As Wei-Lung Wang points out in his "Viewpoint" ("Beware the Engineering Metaphor," May 2002), there are many similarities between the work of the software developer and that of the mathematician. However, I question the central thesis of the column, namely that "building software is inherently not an engineering task." The evidence provided by Wang is that conventional engineering disciplines, including electrical and mechanical, are based on immutable laws of nature and that software lacks a similiar fixed framework. But a closer look reveals software does have a multitude of fixed frameworks—known as domains—by which it is constrained.

Domains are specific areas of knowledge, and their importance to software development belatedly was recognized. Domains range from the lowest-level "implementation" domains such as Java and x86 assembly, up to application-level domains, such as accounting, airline scheduling, payroll, and employment. In fact, all software can be viewed as an implementation of some subset of one or more domains.

Every domain has its constraints, or "laws." For example, in the domain of linked lists, in order to access any element, it is necessary to traverse through all the preceding elements; the final one has nothing following it. When these domain constraints are not observed, the program fails. This may show up as an exception, illegal memory access, or garbage data, while leading some people to believe software is merely a "collection of instructions."

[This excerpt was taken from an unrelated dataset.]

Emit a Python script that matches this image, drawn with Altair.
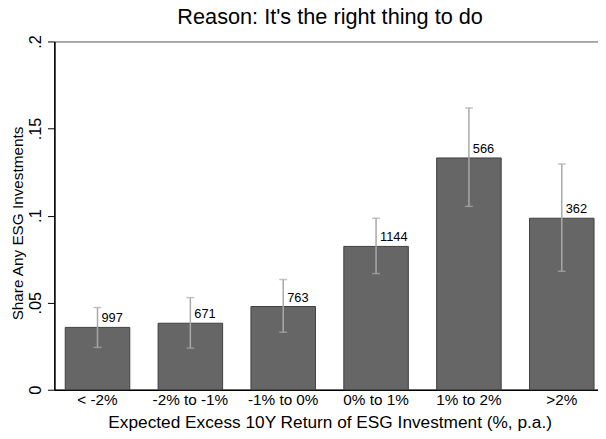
import altair as alt
import pandas as pd

categories = ["< -2%", "-2% to -1%", "-1% to 0%", "0% to 1%", "1% to 2%", ">2%"]
share = [0.0358, 0.0382, 0.0478, 0.0823, 0.1331, 0.0985]
ci_low = [0.0243, 0.0239, 0.0330, 0.0667, 0.1053, 0.0680]
ci_high = [0.0472, 0.0529, 0.0633, 0.0985, 0.1618, 0.1296]
counts = [997, 671, 763, 1144, 566, 362]
y_ticks = [0, 0.05, 0.1, 0.15, 0.2]

df = pd.DataFrame({
    "cat": categories,
    "share": share,
    "lo": ci_low,
    "hi": ci_high,
    "n": [str(c) for c in counts],
})

FONT = "Liberation Sans"

x_enc = alt.X(
    "cat:N",
    sort=categories,
    scale=alt.Scale(range=[0, 558], paddingInner=0.305, paddingOuter=0.117),
    axis=alt.Axis(
        title="Expected Excess 10Y Return of ESG Investment (%, p.a.)",
        labelAngle=0,
        ticks=False,
        tickSize=0,
        labelPadding=15,
        labelBaseline="alphabetic",
        labelFontSize=15.5,
        labelColor="black",
        labelFont=FONT,
        titleFont=FONT,
        titleFontSize=17.5,
        titleFontWeight="normal",
        titleColor="black",
        titleX=279,
        titleY=38,
        titleBaseline="alphabetic",
        titleAlign="center",
        domainColor="black",
        domainWidth=1.5,
    ),
)

y_scale = alt.Scale(domain=[0, 0.2], nice=False, zero=True)
y_axis = alt.Axis(
    title="Share Any ESG Investments",
    values=y_ticks,
    labelExpr="datum.value == 0 ? '0' : substring(format(datum.value, '.2~f'), 1)",
    labelAngle=270,
    labelAlign="center",
    labelBaseline="middle",
    labelPadding=12,
    tickSize=7,
    tickColor="black",
    tickWidth=1,
    labelFontSize=16.5,
    labelColor="black",
    labelFont=FONT,
    grid=False,
    titleFont=FONT,
    titleFontSize=15.5,
    titleFontWeight="normal",
    titleColor="black",
    titleAngle=270,
    titleX=-37,
    titleY=184,
    titleAlign="center",
    titleBaseline="middle",
    domainColor="black",
    domainWidth=1.5,
)

base = alt.Chart(df)

bars = base.mark_bar(color="#666666", stroke="#3f3f3f", strokeWidth=1).encode(
    x=x_enc,
    y=alt.Y("share:Q", scale=y_scale, axis=y_axis),
)

err = base.mark_rule(color="#a9a9a9", strokeWidth=1.5).encode(
    x=alt.X("cat:N", sort=categories),
    y=alt.Y("lo:Q", scale=y_scale),
    y2="hi:Q",
)

cap_lo = base.mark_tick(color="#a9a9a9", size=8, thickness=1.5, orient="horizontal").encode(
    x=alt.X("cat:N", sort=categories),
    y=alt.Y("lo:Q", scale=y_scale),
)
cap_hi = base.mark_tick(color="#a9a9a9", size=8, thickness=1.5, orient="horizontal").encode(
    x=alt.X("cat:N", sort=categories),
    y=alt.Y("hi:Q", scale=y_scale),
)

labels = base.mark_text(
    align="left", baseline="alphabetic", dx=4, dy=-5, fontSize=13, font=FONT, color="black"
).encode(
    x=alt.X("cat:N", sort=categories),
    y=alt.Y("share:Q", scale=y_scale),
    text="n:N",
)

chart = (
    alt.layer(bars, err, cap_lo, cap_hi, labels)
    .properties(
        width=551,
        height=353,
        title=alt.TitleParams(
            "Reason: It's the right thing to do",
            font=FONT,
            fontSize=22,
            fontWeight="normal",
            color="black",
            anchor="middle",
            dx=4,
            dy=15,
            offset=4,
            baseline="alphabetic",
        ),
        autosize=alt.AutoSizeParams(type="none"),
        padding={"left": 47, "top": 31, "right": 0, "bottom": 47},
        background="white",
    )
    .configure_view(stroke="#555555", strokeWidth=1)
)

chart.save("out.html", embed_options={"renderer": "svg", "actions": False})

While the laws of a domain, such as double-entry bookkeeping, may not be immutable laws of nature, ignoring them nevertheless produces painful financial consequences. Similarly, ignoring the rules of a domain, like application security, leads to server shutdowns and loss of confidential information. Even softer domains, such as human-computer interaction, have laws that, when ignored, lead to unusable user interfaces.

Regarding theoretical formalization, many of the higher-level domains have resisted an effective and usable formalization. But this does not mean these domains lack well-defined rules and constraints. The challenge to the domain engineering community is to roll out formalizations the software community can use. These formal domain theories allow exactly the kind of manipulation available to other engineering disciplines.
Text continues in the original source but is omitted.